When the passenger inputs the temperature setting in the operation panel 20, the control device 30 calculates a target blow-out temperature TAO (Temperature Air Outlet) of the air blowing out from the blower outlet into the vehicle cabin based on the temperature setting, the inside air temperature, the outside air temperature, and the solar radiation, and determines an air volume of the air blower 4 and the degree of opening of the air mixing door 5 based on the TAO and the fluid temperature, to thereby control the air blower 4 and the air mixing door 5. The determined air volume is the air volume necessary or required for cabin temperature control, which controls the inside air temperature to reach the temperature setting input by the passenger in the operation panel, is blown out the air blower 4.

The concentration of the floating particulate substances detected by the inside air contamination sensor 15 is displayed on the indicator 6 placed in the vehicle cabin. The passenger of the vehicle views the display of the indicator 6, and, when the passenger judges that air cleaning in the vehicle cabin is necessary, the passenger switches the air cleaning control switch 7 ON, to start air cleaning control for reducing the concentration of the floating particulate substances in the vehicle cabin.

When the air cleaning control is executed, the control device 30 sets the inside/outside air switching door 3 to the inside air mode, and reduces the concentration of the floating particulate substances in the vehicle cabin by increasing an air volume passing through a filter provided on the air passage by further increasing the air volume from the blower outlet into the vehicle cabin from the air volume which is necessary for the cabin temperature control or the air volume which is set by the passenger of the vehicle, according to the concentration of the floating particulate substances in the vehicle cabin. When the passenger of the vehicle views the display of the indicator 6 and judges that the air cleaning control should be completed because the concentration of the flowing particulate substances in the vehicle cabin is sufficiently reduced, the passenger may switch the air cleaning control switch 7 OFF, and complete the air cleaning control.

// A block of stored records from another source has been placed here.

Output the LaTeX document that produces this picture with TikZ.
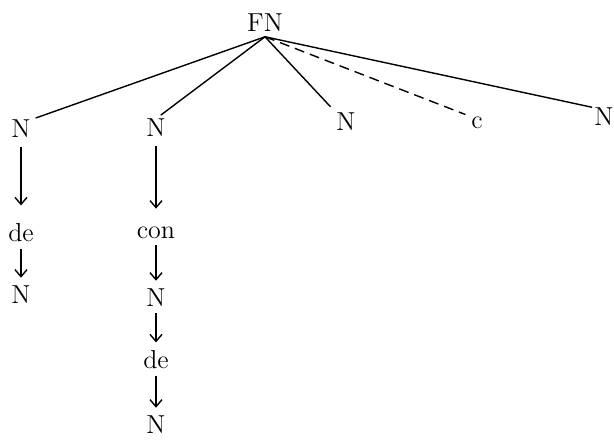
\documentclass[tikz,border=0pt]{standalone}
\usepackage{tikz}
\usetikzlibrary{arrows.meta}

\begin{document}
\begin{tikzpicture}
[x = 0.5pt, y = -0.5pt]
\tikzset{
	word node/.style = {inner sep = 0, font = \fontsize{13}{15}\selectfont},
	top node/.style = {word node, inner sep = 2.5pt},
	branch/.style = {line width = 0.7pt},
	down arrow/.style = {line width = 0.7pt, -{Straight Barb[length = 3.5pt, width = 6pt]}, shorten < = 3pt, shorten > = 4pt},
	long arrow/.style = {down arrow, shorten < = 4.5pt, shorten > = 9pt},
}
\useasboundingbox (0,0) rectangle (614,448);

\node(0)[top node] at (265,22.5){FN};
\node(1)[word node] at (21,129){N};
\node(2)[word node] at (156,128){N};
\node(3)[word node] at (346,122){N};
\node(4)[word node] at (477,123){c};
\node(5)[word node] at (604,117){N};

\node(1-1)[word node] at (21,233){de};
\node(1-2)[word node] at (21,295){N};

\node(2-1)[word node] at (156,233){con};
\node(2-2)[word node] at (156,298){N};
\node(2-3)[word node] at (156,360){de};
\node(2-4)[word node] at (156,425){N};

\draw [branch, shorten > = 2.5pt] (0.south) -- (1.north east);
\draw [branch, shorten > = 3pt] (0.south) -- (2.north);
\draw [branch, shorten > = 4pt] (0.south) -- (3.north west);
\draw [branch, dashed, dash pattern = on 5pt off 3pt, shorten > = 3pt] (0.south) -- (4.north west);
\draw [branch, shorten > = 1pt] (0.south) -- (5.north west);

\draw [long arrow] (1) -- (1-1);
\draw [down arrow] (1-1) -- (1-2);

\draw [long arrow] (2) -- (2-1);
\draw [down arrow] (2-1) -- (2-2);
\draw [down arrow] (2-2) -- (2-3);
\draw [down arrow] (2-3) -- (2-4);

\end{tikzpicture}
\end{document}
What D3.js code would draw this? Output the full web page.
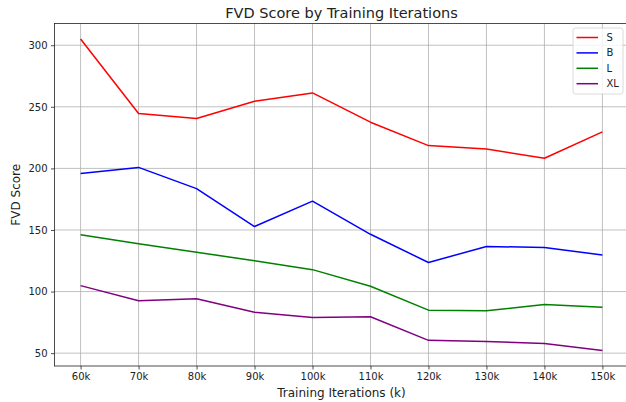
<!DOCTYPE html>
<html>
<head>
<meta charset="utf-8">
<script src="https://cdn.jsdelivr.net/npm/d3@7"></script>
<style>
  body { margin: 0; background: #fff; overflow: hidden; }
  text { font-family: "DejaVu Sans", sans-serif; fill: #222; }
</style>
</head>
<body>
<svg id="chart" width="626" height="402"></svg>
<script>
"use strict";

// training iterations (k) and FVD per model size
var iterations = [60, 70, 80, 90, 100, 110, 120, 130, 140, 150];
var fvd_s = [305, 244.5, 240.5, 254.5, 261.3, 237.5, 218.5, 215.8, 208.2, 229.6];
var fvd_b = [195.8, 200.8, 183.6, 152.8, 173.4, 146.5, 123.6, 136.6, 135.8, 129.6];
var fvd_l = [146.2, 138.9, 131.9, 125.1, 117.8, 104.3, 84.9, 84.5, 89.4, 87.3];
var fvd_xl = [104.8, 92.6, 94.2, 83.2, 78.9, 79.6, 60.4, 59.5, 57.8, 52.2];
var series_names = ["S", "B", "L", "XL"];
var series_colors = ["#ff0000", "#0000ff", "#008000", "#800080"];
var y_ticks = [50, 100, 150, 200, 250, 300];

var series = [fvd_s, fvd_b, fvd_l, fvd_xl].map(function (vals, i) {
  return {
    name: series_names[i],
    color: series_colors[i],
    values: vals.map(function (v, j) { return { x: iterations[j], y: v }; })
  };
});

// the axes run a bit past the right edge of the picture (cropped figure)
var svg = d3.select("#chart"),
  plot_left = 54.5, plot_right = 628.5, plot_top = 23.5, plot_bottom = 366;

// matplotlib style 5% margins
var x_pad = (d3.max(iterations) - d3.min(iterations)) * 0.05;
var x = d3.scaleLinear()
  .domain([d3.min(iterations) - x_pad, d3.max(iterations) + x_pad])
  .range([plot_left, plot_right]);

var all_y = d3.merge([fvd_s, fvd_b, fvd_l, fvd_xl]);
var y_pad = (d3.max(all_y) - d3.min(all_y)) * 0.05;
var y = d3.scaleLinear()
  .domain([d3.min(all_y) - y_pad, d3.max(all_y) + y_pad])
  .range([plot_bottom, plot_top]);

// grid
var grid = svg.append("g").attr("class", "grid");
grid.selectAll(".gx")
  .data(iterations)
  .enter().append("line")
  .attr("x1", function (d) { return x(d); })
  .attr("x2", function (d) { return x(d); })
  .attr("y1", plot_top)
  .attr("y2", plot_bottom)
  .attr("stroke", "#b0b0b0")
  .attr("stroke-width", 0.8);
grid.selectAll(".gy")
  .data(y_ticks)
  .enter().append("line")
  .attr("x1", plot_left)
  .attr("x2", plot_right)
  .attr("y1", function (d) { return y(d); })
  .attr("y2", function (d) { return y(d); })
  .attr("stroke", "#b0b0b0")
  .attr("stroke-width", 0.8);

// lines
var line = d3.line()
  .x(function (d) { return x(d.x); })
  .y(function (d) { return y(d.y); });

svg.selectAll(".series")
  .data(series)
  .enter().append("path")
  .attr("class", "series")
  .attr("d", function (d) { return line(d.values); })
  .attr("fill", "none")
  .attr("stroke", function (d) { return d.color; })
  .attr("stroke-width", 1.5)
  .attr("stroke-linejoin", "round");

// axes
var x_axis = svg.append("g")
  .attr("transform", "translate(0," + plot_bottom + ")")
  .call(d3.axisBottom(x).tickValues(iterations)
    .tickFormat(function (d) { return d + "k"; })
    .tickSizeInner(3.5).tickSizeOuter(0).tickPadding(3.5));

var y_axis = svg.append("g")
  .attr("transform", "translate(" + plot_left + ",0)")
  .call(d3.axisLeft(y).tickValues(y_ticks)
    .tickSizeInner(3.5).tickSizeOuter(0).tickPadding(3.5));

[x_axis, y_axis].forEach(function (ax) {
  ax.select(".domain").remove();
  ax.selectAll("text").style("font-size", "10px")
    .style("font-family", "DejaVu Sans, sans-serif").attr("fill", "#222");
  ax.selectAll("line").attr("stroke", "#222").attr("stroke-width", 0.8);
});

// frame
svg.append("rect")
  .attr("x", plot_left)
  .attr("y", plot_top)
  .attr("width", plot_right - plot_left)
  .attr("height", plot_bottom - plot_top)
  .attr("fill", "none")
  .attr("stroke", "#222")
  .attr("stroke-width", 0.8);

// titles
svg.append("text")
  .attr("x", (plot_left + plot_right) / 2)
  .attr("y", 18)
  .attr("text-anchor", "middle")
  .style("font-size", "14.5px")
  .text("FVD Score by Training Iterations");

svg.append("text")
  .attr("x", (plot_left + plot_right) / 2)
  .attr("y", 397)
  .attr("text-anchor", "middle")
  .style("font-size", "12px")
  .text("Training Iterations (k)");

svg.append("text")
  .attr("transform", "translate(19.5," + ((plot_top + plot_bottom) / 2) + ") rotate(-90)")
  .attr("text-anchor", "middle")
  .style("font-size", "12px")
  .text("FVD Score");

// legend
var legend = svg.append("g").attr("transform", "translate(573,28)");
legend.append("rect")
  .attr("width", 50)
  .attr("height", 66)
  .attr("rx", 2.5)
  .attr("fill", "#fff")
  .attr("fill-opacity", 0.8)
  .attr("stroke", "#d0d0d0")
  .attr("stroke-width", 0.8);

var item = legend.selectAll(".item")
  .data(series)
  .enter().append("g")
  .attr("transform", function (d, i) { return "translate(0," + (9.5 + i * 15.4) + ")"; });

item.append("line")
  .attr("x1", 3.5)
  .attr("x2", 25)
  .attr("stroke", function (d) { return d.color; })
  .attr("stroke-width", 1.5);

item.append("text")
  .attr("x", 33.5)
  .attr("dy", "0.35em")
  .style("font-size", "10px")
  .text(function (d) { return d.name; });
</script>
</body>
</html>
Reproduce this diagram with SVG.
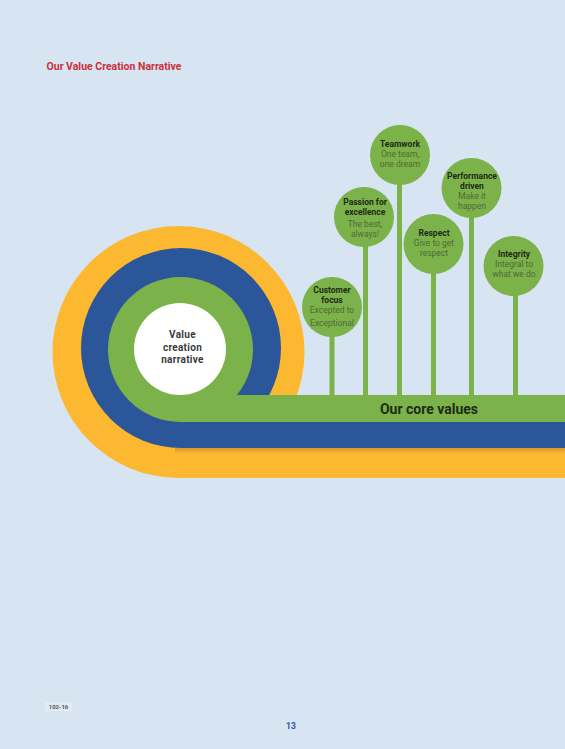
<svg xmlns="http://www.w3.org/2000/svg" width="565" height="749" viewBox="0 0 565 749">
<style>
.t{font-family:Roboto,"Liberation Sans",sans-serif;font-weight:bold;fill:#1f2b18;font-size:8.5px;text-anchor:middle}
.s{font-family:Roboto,"Liberation Sans",sans-serif;fill:#4f6b3a;font-size:8.5px;text-anchor:middle}
.c{font-family:Roboto,"Liberation Sans",sans-serif;font-weight:bold;fill:#3a3a3a;font-size:10px;text-anchor:middle;letter-spacing:0.3px}
.node{fill:#7bb249}
.stem{stroke:#7bb249;stroke-width:5;fill:none}
</style>
<defs>
<linearGradient id="sh" x1="0" y1="0" x2="0" y2="1">
<stop offset="0" stop-color="#d8952a"/>
<stop offset="1" stop-color="#fcb830"/>
</linearGradient>
</defs>
<rect width="565" height="749" fill="#d7e4f2"/>
<text x="46.5" y="70" font-family="Roboto,'Liberation Sans',sans-serif" font-weight="bold" font-size="10.3" fill="#cc2f3b" textLength="135" lengthAdjust="spacingAndGlyphs">Our Value Creation Narrative</text>

<g id="spiral">
<circle cx="178.5" cy="352" r="126" fill="#fcb830"/>
<rect x="178" y="448" width="387" height="30" fill="#fcb830"/>
<rect x="175" y="448" width="390" height="6" fill="url(#sh)"/>
<circle cx="181" cy="348" r="100" fill="#2b5699"/>
<rect x="181" y="422" width="384" height="26" fill="#2b5699"/>
<circle cx="180.5" cy="349.5" r="72.5" fill="#7bb249"/>
<rect x="180" y="395" width="385" height="27" fill="#7bb249"/>
</g>

<g id="center">
<circle cx="180" cy="349" r="46" fill="#ffffff"/>
<text class="c" x="182.5" y="338">Value</text>
<text class="c" x="182.5" y="350.5">creation</text>
<text class="c" x="182.5" y="363">narrative</text>
</g>

<g id="connectors">
<line class="stem" x1="332" y1="307" x2="332" y2="397"/>
<line class="stem" x1="365.5" y1="217" x2="365.5" y2="397"/>
<line class="stem" x1="399.5" y1="155" x2="399.5" y2="397"/>
<line class="stem" x1="433.5" y1="244" x2="433.5" y2="397"/>
<line class="stem" x1="471.5" y1="188" x2="471.5" y2="397"/>
<line class="stem" x1="515.5" y1="266" x2="515.5" y2="397"/>
</g>

<g id="core-values">
<text x="429" y="414" font-family="Roboto,'Liberation Sans',sans-serif" font-weight="bold" font-size="14" fill="#1f2b18" text-anchor="middle">Our core values</text>
</g>

<g id="customer-focus">
<circle class="node" cx="332" cy="307" r="30"/>
<text class="t" x="332" y="293">Customer</text>
<text class="t" x="332" y="303">focus</text>
<text class="s" x="332" y="313">Excepted to</text>
<text class="s" x="332" y="326">Exceptional</text>
</g>

<g id="passion">
<circle class="node" cx="364" cy="217" r="30"/>
<text class="t" x="365" y="205">Passion for</text>
<text class="t" x="365" y="215">excellence</text>
<text class="s" x="365" y="227">The best,</text>
<text class="s" x="365" y="237">always!</text>
</g>

<g id="teamwork">
<circle class="node" cx="400" cy="155" r="30"/>
<text class="t" x="400" y="147">Teamwork</text>
<text class="s" x="400" y="157">One team,</text>
<text class="s" x="400" y="167">one dream</text>
</g>

<g id="respect">
<circle class="node" cx="433.5" cy="244" r="30"/>
<text class="t" x="434" y="236">Respect</text>
<text class="s" x="434" y="246">Give to get</text>
<text class="s" x="434" y="256">respect</text>
</g>

<g id="performance">
<circle class="node" cx="471.5" cy="188" r="30"/>
<text class="t" x="472" y="179">Performance</text>
<text class="t" x="472" y="189">driven</text>
<text class="s" x="472" y="199">Make it</text>
<text class="s" x="472" y="209">happen</text>
</g>

<g id="integrity">
<circle class="node" cx="513.5" cy="266" r="30"/>
<text class="t" x="514" y="257">Integrity</text>
<text class="s" x="514" y="267">Integral to</text>
<text class="s" x="514" y="277">what we do</text>
</g>

<rect x="45" y="702" width="27" height="9" fill="#e3eaf4"/>
<text x="58.5" y="709" font-family="Roboto,'Liberation Sans',sans-serif" font-size="6" font-weight="bold" fill="#555555" text-anchor="middle">102-16</text>
<text x="291" y="729" font-family="Roboto,'Liberation Sans',sans-serif" font-size="8.5" font-weight="bold" fill="#2b5699" text-anchor="middle">13</text>
</svg>
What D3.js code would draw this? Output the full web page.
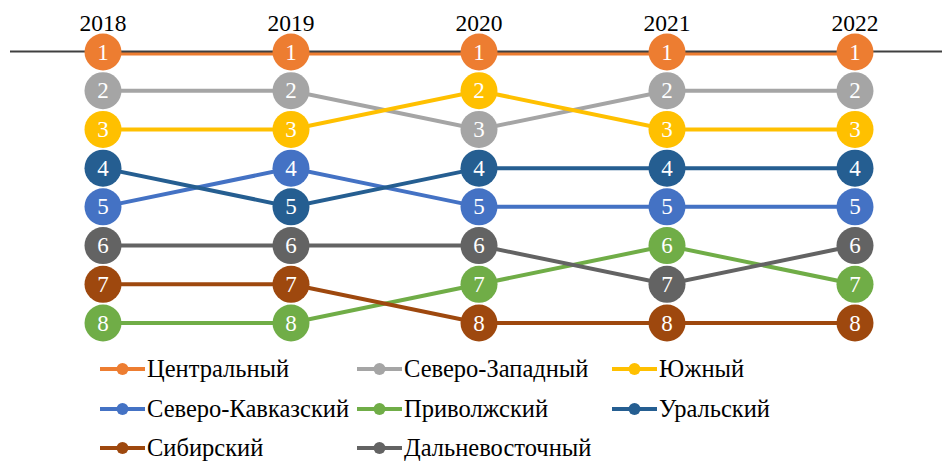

On the other hand, when the air volume of the air blower 4 is increased for the air cleaning control, an air volume passing through the heater core is also increased. Because of this, under an air conditioning condition in which an increase of the cabin temperature is strongly demanded such as immediately after riding the vehicle during a period of low temperature such as in the winter time, when a fluid temperature of a fluid which is a heat source for indoor heating is lower than a predetermined fluid temperature, the increase in the temperature of the fluid is obstructed. When the temperature increase of the fluid which is the heat source for the indoor heating is obstructed, the temperature increase of the fluid may require a longer time period, resulting in degraded fuel consumption or an increase in the consumed electric power of the heater 1 which heats the fluid, or an operation point of the heat pump 2 may change, resulting in an inability to execute a steady state operation having a high efficiency, resulting in an increase in the consumed electric power. Consequently, the fuel consumption and the electric power consumption of the vehicle may be degraded. In addition, under the air conditioning condition in which the increase of the cabin temperature is strongly demanded, when the fluid temperature of the fluid which is the heat source for the indoor heating is low, if the air volume is increased, a cold air flow blown from the blower outlet into the vehicle cabin is experienced by the passenger of the vehicle, resulting in discomfort of the passenger.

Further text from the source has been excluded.